By this I mean that we should consciously ‘will’ ourselves into a place of openness to that love. Many of us find this hard, which is why I say it should be done consciously and wilfully. It is hard because it brings us to a place of having to own that as far as God is concerned, we are worthy of love, not because we have done anything, or given anything up, but simply because we are seen in exactly the same light as God sees His Christ. He sees Christ in us. And we bear Christ in us to the extent that we allow him entry to the deepest and most secret place of our own personhood. Only in allowing him entry can we begin to be transformed in our attitudes to ourselves and to others.

At first, this will be a conscious and deliberate exercise in getting out of the way, in not obstructing God’s love out of a general sense of unworthiness, shame or even anger. Another name for this non-obstruction might be self-denial. Later this act of self-denial will become so much a part of us that it will be no more noticeable than our breathing. It will transform us. This transformation process will be painful only as and when it needs to be, but the pain will be lessened in inverse proportion to the extent that we allow ourselves to know that we are loved, that we have always been loved, and always will be, whatever we decide to give up.

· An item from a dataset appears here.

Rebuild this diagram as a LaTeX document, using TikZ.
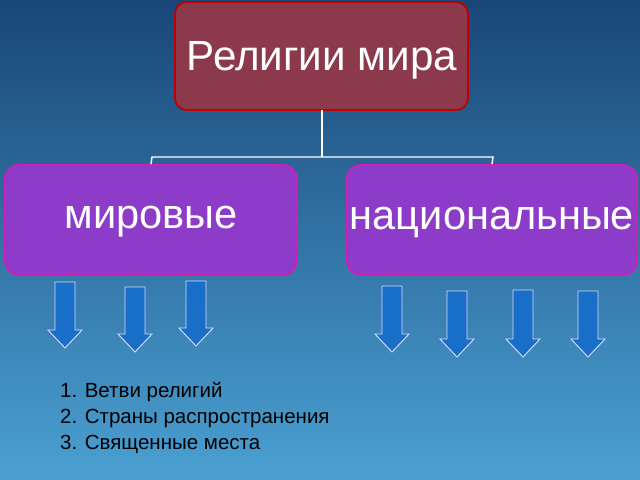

You could say, then, that this gives us permission to be and do whatever we like with ourselves, our lives and the lives of other people, not to mention the planet we inhabit. But the snag here is that if you are consciously allowing, or taking in, the love of another, it would be ridiculous to pretend that in that same moment you would wilfully exploit or destroy those other people and living things that are precious to that person. In the moment of allowing ourselves to be loved by God, at the deepest level of our inner being, we literally ‘give up’ the things that make for violence and hatred in all its manifestations. This, I believe is the meaning and purpose of Lent.